1 sec delay at the beggining of the DTE::command_cb::process_line is exactly what we expected(dte buffer contains 'sentence+OK'):

This actually explains that we get the correct data in two cmux callbacks, but only one uart callback (but not via two uart callbacks).

If this is the case, then this should fix the problem:

--- a/components/esp_modem/src/esp_modem_uart.cpp
+++ b/components/esp_modem/src/esp_modem_uart.cpp
@@ -160,6 +160,11 @@ void UartTerminal::task()
                 ESP_LOGW(TAG, "unknown uart event type: %d", event.type);
                 break;
             }
+        } else {
+            uart_get_buffered_data_len(uart.port, &len);
+            if (len && on_read) {
+                on_read(nullptr, len);
+            }
         }
     }
 }

(which basically just periodically checks for any potential data buffered in case we missed an event)
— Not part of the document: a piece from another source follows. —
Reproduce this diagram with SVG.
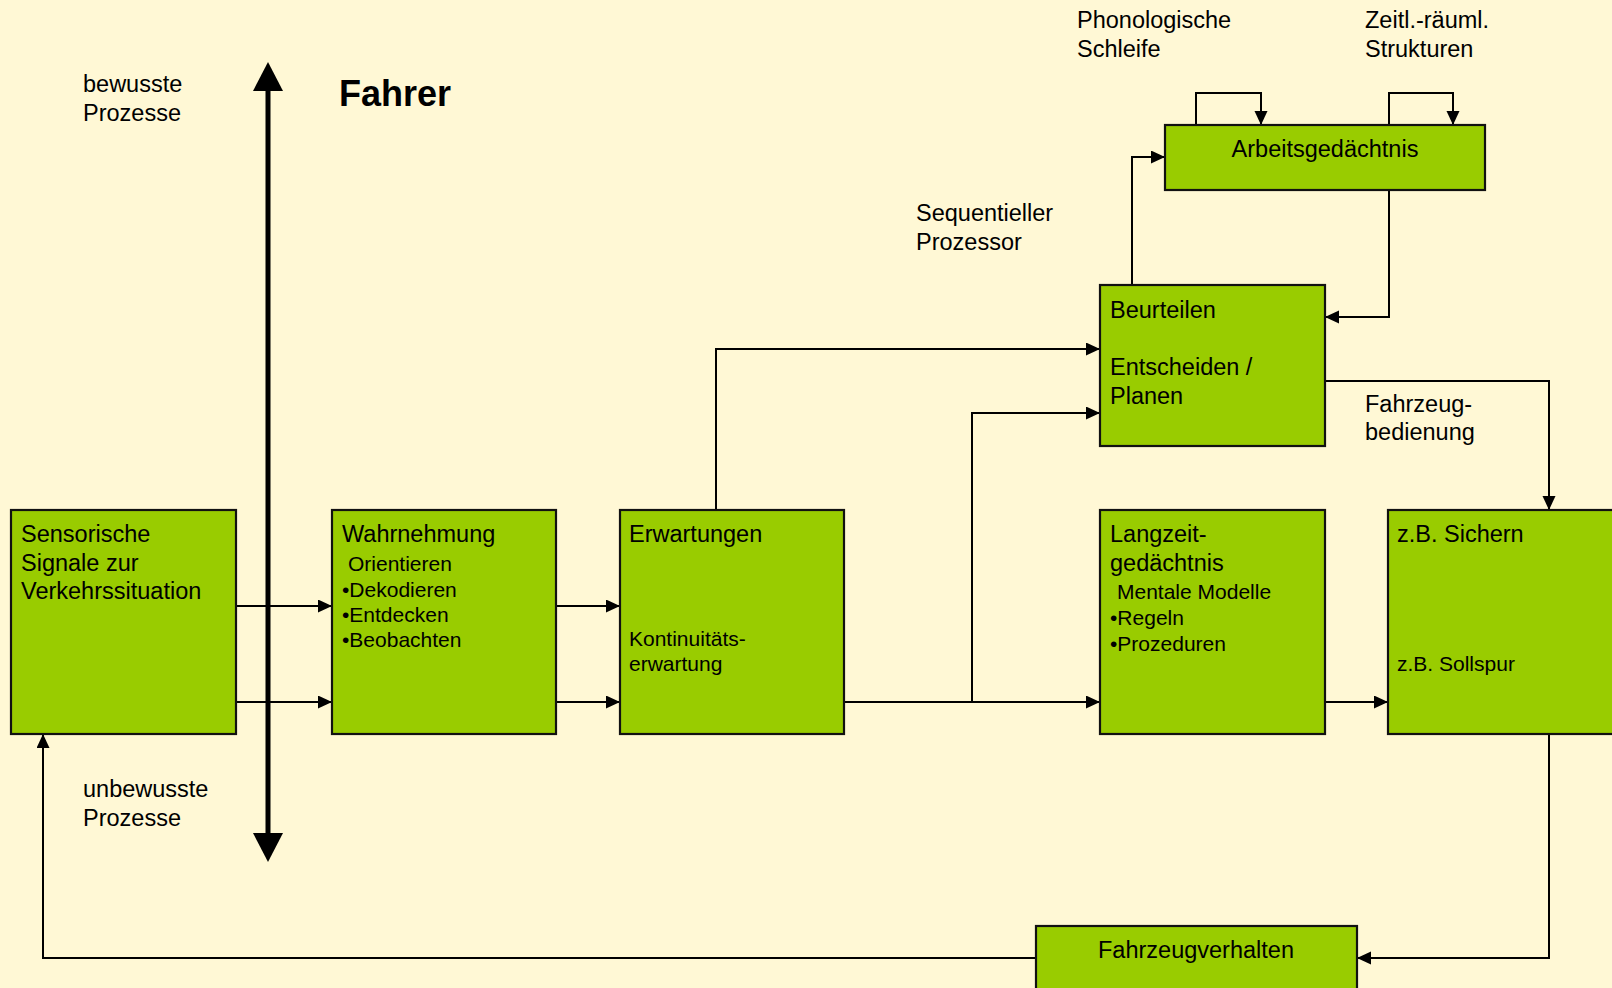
<svg xmlns="http://www.w3.org/2000/svg" width="1612" height="988" viewBox="0 0 1612 988">
<style>
.bg{fill:#FFF8D5}
.box{fill:#99CC00;stroke:#111;stroke-width:2.2}
.t{font-family:"Liberation Sans",Arial,sans-serif;font-size:23.5px;fill:#000}
.s{font-family:"Liberation Sans",Arial,sans-serif;font-size:21px;fill:#000}
.c{fill:none;stroke:#000;stroke-width:2}
</style>
<defs>
<marker id="ah" markerUnits="userSpaceOnUse" markerWidth="15" markerHeight="14" refX="14" refY="6.5" orient="auto">
<path d="M0,0 L14,6.5 L0,13 z" fill="#000"/>
</marker>
</defs>
<rect class="bg" x="0" y="0" width="1612" height="988"/>

<g id="axis">
<line x1="268" y1="88" x2="268" y2="836" stroke="#000" stroke-width="5"/>
<polygon points="253,91 268,62 283,91" fill="#000"/>
<polygon points="253,833 268,862 283,833" fill="#000"/>
<text class="t" x="83" y="92">bewusste</text>
<text class="t" x="83" y="121">Prozesse</text>
<text class="t" x="83" y="797">unbewusste</text>
<text class="t" x="83" y="826">Prozesse</text>
<text x="339" y="106" font-family="'Liberation Sans',Arial,sans-serif" font-size="36" font-weight="bold">Fahrer</text>
</g>

<g id="labels">
<text class="t" x="1077" y="28">Phonologische</text>
<text class="t" x="1077" y="57">Schleife</text>
<text class="t" x="1365" y="28">Zeitl.-räuml.</text>
<text class="t" x="1365" y="57">Strukturen</text>
<text class="t" x="916" y="221">Sequentieller</text>
<text class="t" x="916" y="250">Prozessor</text>
<text class="t" x="1365" y="412">Fahrzeug-</text>
<text class="t" x="1365" y="440">bedienung</text>
</g>

<g id="connectors">
<path class="c" d="M236,606 H332" marker-end="url(#ah)"/>
<path class="c" d="M236,702 H332" marker-end="url(#ah)"/>
<path class="c" d="M556,606 H620" marker-end="url(#ah)"/>
<path class="c" d="M556,702 H620" marker-end="url(#ah)"/>
<path class="c" d="M844,702 H1100" marker-end="url(#ah)"/>
<path class="c" d="M972,702 V413 H1100" marker-end="url(#ah)"/>
<path class="c" d="M716,510 V349 H1100" marker-end="url(#ah)"/>
<path class="c" d="M1132,285 V157 H1165" marker-end="url(#ah)"/>
<path class="c" d="M1389,190 V317 H1325" marker-end="url(#ah)"/>
<path class="c" d="M1196,125 V93 H1261 V125" marker-end="url(#ah)"/>
<path class="c" d="M1389,125 V93 H1453 V125" marker-end="url(#ah)"/>
<path class="c" d="M1325,381 H1549 V510" marker-end="url(#ah)"/>
<path class="c" d="M1325,702 H1388" marker-end="url(#ah)"/>
<path class="c" d="M1549,734 V958 H1357" marker-end="url(#ah)"/>
<path class="c" d="M1036,958 H43 V734" marker-end="url(#ah)"/>
</g>

<g id="sensorische">
<rect class="box" x="11" y="510" width="225" height="224"/>
<text class="t" x="21" y="542">Sensorische</text>
<text class="t" x="21" y="571">Signale zur</text>
<text class="t" x="21" y="599">Verkehrssituation</text>
</g>

<g id="wahrnehmung">
<rect class="box" x="332" y="510" width="224" height="224"/>
<text class="t" x="342" y="542">Wahrnehmung</text>
<text class="s" x="348" y="571">Orientieren</text>
<text class="s" x="342" y="597">•Dekodieren</text>
<text class="s" x="342" y="622">•Entdecken</text>
<text class="s" x="342" y="647">•Beobachten</text>
</g>

<g id="erwartungen">
<rect class="box" x="620" y="510" width="224" height="224"/>
<text class="t" x="629" y="542">Erwartungen</text>
<text class="s" x="629" y="646">Kontinuitäts-</text>
<text class="s" x="629" y="671">erwartung</text>
</g>

<g id="langzeit">
<rect class="box" x="1100" y="510" width="225" height="224"/>
<text class="t" x="1110" y="542">Langzeit-</text>
<text class="t" x="1110" y="571">gedächtnis</text>
<text class="s" x="1117" y="599">Mentale Modelle</text>
<text class="s" x="1110" y="625">•Regeln</text>
<text class="s" x="1110" y="651">•Prozeduren</text>
</g>

<g id="sichern">
<rect class="box" x="1388" y="510" width="240" height="224"/>
<text class="t" x="1397" y="542">z.B. Sichern</text>
<text class="s" x="1397" y="671">z.B. Sollspur</text>
</g>

<g id="beurteilen">
<rect class="box" x="1100" y="285" width="225" height="161"/>
<text class="t" x="1110" y="318">Beurteilen</text>
<text class="t" x="1110" y="375">Entscheiden /</text>
<text class="t" x="1110" y="404">Planen</text>
</g>

<g id="arbeitsgedaechtnis">
<rect class="box" x="1165" y="125" width="320" height="65"/>
<text class="t" x="1325" y="157" text-anchor="middle">Arbeitsgedächtnis</text>
</g>

<g id="fahrzeugverhalten">
<rect class="box" x="1036" y="926" width="321" height="80"/>
<text class="t" x="1196" y="958" text-anchor="middle">Fahrzeugverhalten</text>
</g>
</svg>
brhmrsln commented 3 months ago

Sorry for the late response, I was running some functional tests on the solution. it is working, thank you. The functional tests I carried out also include sending data over the Internet to server while periodically requesting the NMEA sentence and no problem is observed.

The log you requested (regarding the size of the uart buffer) UartBufferLength

About the solution, could you please clarify if there's a planned timeline for these changes to be merged into the master branch? Because I want to use this component from Github (as managed_components) to be always up to date with the repository. I only manage the component manually for test and logging purposes.

Again I appriciate the help, Thank you.

david-cermak commented 3 months ago

Thanks for testing it and for the good news. I've just put up a PR with the fix. It usually takes few days for people to review it before it gets merged. I'll also add a bump commit, so we'll publish a new version to component manager.